Pour faire ce documentaire, Sébastien Lifshitz a rencontré « 70 personnes pendant environ un an » grâce à plusieurs associations de lutte contre l’homophobie et pour le droit des femmes. Il a finalement  statuer sur sept personnalités singulières répondant à différents critères : « savoir parler devant la caméra, prendre de la distance par rapport à sa propre histoire, avoir des photos et documents appuyant ses propos (…) »  et vivre dans des lieux « suffisamment cinégéniques ».  Le spectateur découvre alors des couples homosexuels des deux sexes, filmés tantôt dans des scènes de vie quotidiennes, tantôt en train de témoigner de leur vie sentimentale.
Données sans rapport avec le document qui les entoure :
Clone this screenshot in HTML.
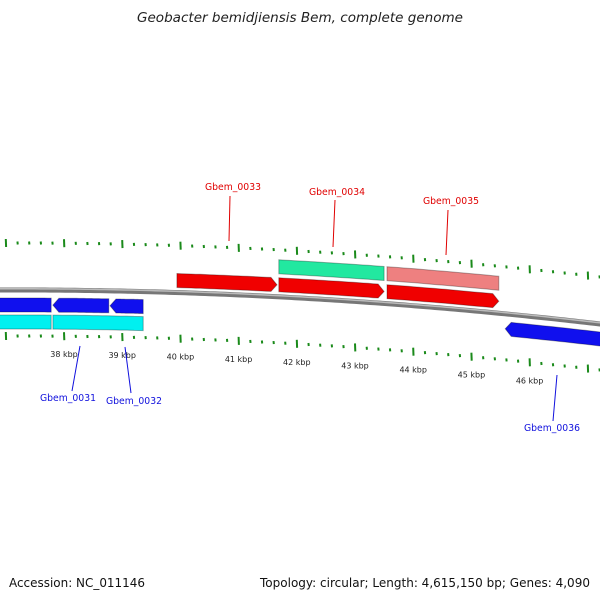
<!DOCTYPE html>
<html><head><meta charset="utf-8"><style>
body{margin:0;background:#fff;}
svg{display:block;font-family:"DejaVu Sans","Liberation Sans",sans-serif;}
</style></head><body>
<svg id="map" width="600" height="600" viewBox="0 0 600 600">
<text x="137" y="22" textLength="326" lengthAdjust="spacingAndGlyphs" font-size="13" font-style="italic" fill="#222">Geobacter bemidjiensis Bem, complete genome</text>
<text x="9" y="587" textLength="136" lengthAdjust="spacingAndGlyphs" font-size="12" fill="#111">Accession: NC_011146</text>
<text x="260" y="587" textLength="330" lengthAdjust="spacingAndGlyphs" font-size="12" fill="#111">Topology: circular; Length: 4,615,150 bp; Genes: 4,090</text>
<g id="layer"></g>
</svg>
<script>
// data
const majorTicks = [37, 38, 39, 40, 41, 42, 43, 44, 45, 46, 47];
const tickLabels = ["37 kbp","38 kbp","39 kbp","40 kbp","41 kbp","42 kbp","43 kbp","44 kbp","45 kbp","46 kbp","47 kbp"];
const geneNames = ["Gbem_0031","Gbem_0032","Gbem_0033","Gbem_0034","Gbem_0035","Gbem_0036"];
const geneStarts = [37.81, 38.79, 39.94, 41.69, 43.55, 45.58];
const geneEnds   = [38.77, 39.36, 41.66, 43.5, 45.47, 47.5];
const geneStrand = [-1, -1, 1, 1, 1, -1];
// extra reverse gene segment left of 0031
const extraStarts = [36.5];
const extraEnds = [37.78];
// CDS track features
const cdsStarts = [36.5, 37.81, 41.69, 43.55];
const cdsEnds   = [37.78, 39.36, 43.5, 45.47];
const cdsColors = ["#00f0f0", "#00f0f0", "#22e8a0", "#ee8080"];

const NS = "http://www.w3.org/2000/svg";
const layer = document.getElementById('layer');
const xOf = kb => 64 + (kb - 38) * 58.2;
const yc = x => 290 - 0.00333 * x + 0.0001 * x * x;
function mk(tag, attrs){const e=document.createElementNS(NS,tag);for(const k in attrs)e.setAttribute(k,attrs[k]);layer.appendChild(e);return e;}

// backbone
let d="";for(let x=-5;x<=605;x+=5){d+=(x===-5?"M":"L")+x+","+(yc(x)).toFixed(2);}
const bb=mk('path',{d:d,stroke:"#777","stroke-width":5,fill:"none"});


const bb2=mk('path',{d:d,stroke:"#bbb","stroke-width":1.5,fill:"none",transform:"translate(0,-1.2)"});



// ticks
for(let t=36.0;t<=47.8;t+=0.2){
  const kb=Math.round(t*10)/10;
  const x=xOf(kb);
  if(x<-2||x>602)continue;
  const major=Math.abs(kb-Math.round(kb))<0.01;
  const len=major?8:3;
  [-47,46].forEach(off=>{
    const y=yc(x)+off;
    const tk=mk('line',{x1:x,x2:x+0.3,y1:y-len/2,y2:y+len/2,stroke:"#1a8a1a","stroke-width":2});
    
    
  });
}
majorTicks.forEach((kb,i)=>{
  const x=xOf(kb);if(x<20||x>580)return;
  const tl=mk('text',{x:x,y:yc(x)+67,"font-size":8,"text-anchor":"middle",fill:"#222"});
  tl.textContent=tickLabels[i];
  
  
});

function feature(k1,k2,off,h,fill,dir,name){
  const x1=xOf(k1),x2=xOf(k2);const tip=6;
  const a=dir===-1?x1+tip:x1, b=dir===1?x2-tip:x2;
  let top=[],bot=[];
  for(let i=0;i<=20;i++){const x=a+(b-a)*i/20;top.push([x,yc(x)+off-h/2]);bot.push([x,yc(x)+off+h/2]);}
  let pts=[];
  if(dir===-1)pts.push([x1,yc(x1)+off]);
  pts=pts.concat(top);
  if(dir===1)pts.push([x2,yc(x2)+off]);
  pts=pts.concat(bot.reverse());
  const p=mk('polygon',{points:pts.map(q=>q[0].toFixed(1)+","+q[1].toFixed(1)).join(" "),fill:fill,stroke:"rgba(0,0,0,0.3)","stroke-width":1});
  
  
}
cdsStarts.forEach((s,i)=>{
  const off=cdsStarts[i]>40?-30:32;
  feature(s,cdsEnds[i],off,14,cdsColors[i],0,'cds-feature');
});
geneStarts.forEach((s,i)=>{
  const off=geneStrand[i]===1?-12:15;
  feature(s,geneEnds[i],off,14,geneStrand[i]===1?"#f00000":"#1010ee",geneStrand[i],'gene-'+geneNames[i].toLowerCase());
});
extraStarts.forEach((s,i)=>feature(s,extraEnds[i],15,14,"#1010ee",-1,'gene-segment'));

// labels
const labelPos=[[68,401],[134,404],[233,190],[337,195],[451,204],[552,431]];
const lineEnds=[[80,346,72,391],[125,347,131,393],[230,196,229,241],[335,200,333,247],[448,210,446,255],[557,375,553,421]];
geneNames.forEach((n,i)=>{
  const col=geneStrand[i]===1?"#e00000":"#1010dd";
  const l=lineEnds[i];
  const ln=mk('line',{x1:l[0],y1:l[1],x2:l[2],y2:l[3],stroke:col,"stroke-width":1});
  
  
  const t=mk('text',{x:labelPos[i][0],y:labelPos[i][1],"font-size":10,"text-anchor":"middle",fill:col,textLength:56,lengthAdjust:"spacingAndGlyphs"});
  t.textContent=n;
  
  
});
</script>
</body></html>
Le réalisateur propose un travail de montage savamment organisé entre les archives (photos et vidéos) et les témoignages de ces fortes personnalités qui ont au moins un point commun : elles aiment la vie et ont accueilli l’homosexualité comme un élément naturel, sauf qu’elles étaient les seules à le vivre comme tel. Les déclarations sont d’autant plus bouleversantes et le documentaire d’autant plus riche que « chaque vie est singulière », « chaque parcours est différent » explique Sébastien Lifshitz. Ce documentaire envoie valser « Alzheimer, cancer et trou de la sécu’ (…) ces termes qui riment avec ‘vieux’ dans les médias » ce que déplore le réalisateur, pour privilégier l’humour et le bonheur de vivre vieux, à deux, avec un seul sexe. Les Invisibles, où l’amour malgré le combat avec soi-même et les autres. C’est évidemment à ne pas manquer, le 28 Novembre en salle.